I mean, not for nothing, it’s highly likely that a problematic person inserted problematic stuff into their art. I can think of extremely few examples of an artist who was a POS but produced squeaky-clean non-problematic art.

So then I bring it back, more or less, to the Nier Automata discussion - you can enjoy works by problematic creators, but you have to acknowledge the problems the creator has generated and work to correct them (or at least support works or efforts to correct them).

Basically, net-zero. If you consume a thing that causes harm, do at least as much good to make up for that harm. That’s how I roll.

Where it gets tricky is when we get to financially supporting a creator who has problematic aims. Maybe this one book someone wrote is fine, but they also support problematic movements - if you buy the book, you are supporting their ability to support problematic things.

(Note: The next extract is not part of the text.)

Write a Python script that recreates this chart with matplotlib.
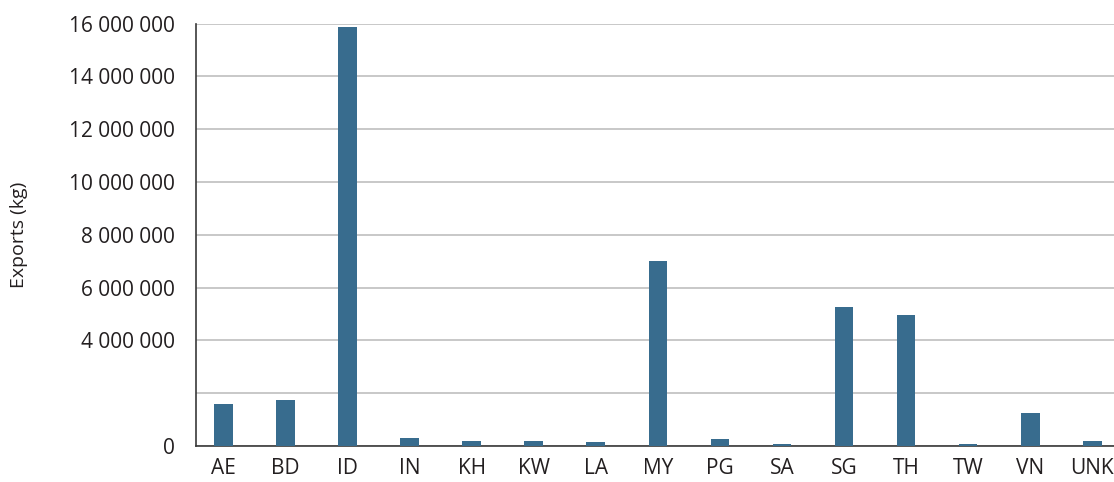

I run into this in the extreme metal community a lot. Mgla is a Nazi-adjacent band because of the realities of extreme music in Poland - supporting them means supporting their Nazi record label even though they themselves aren’t Nazis. So there, I pick and choose when and how I consume - listens on Spotify provide effectively no financial support so that feels OK to me, and I no longer go to their shows or buy their merch, so I’m not giving them useful money.

Be aware of the issues, own your enjoyment of the media, take measures to counteract the damage they’re causing. That’s pretty much what is required for any responsible media consumption.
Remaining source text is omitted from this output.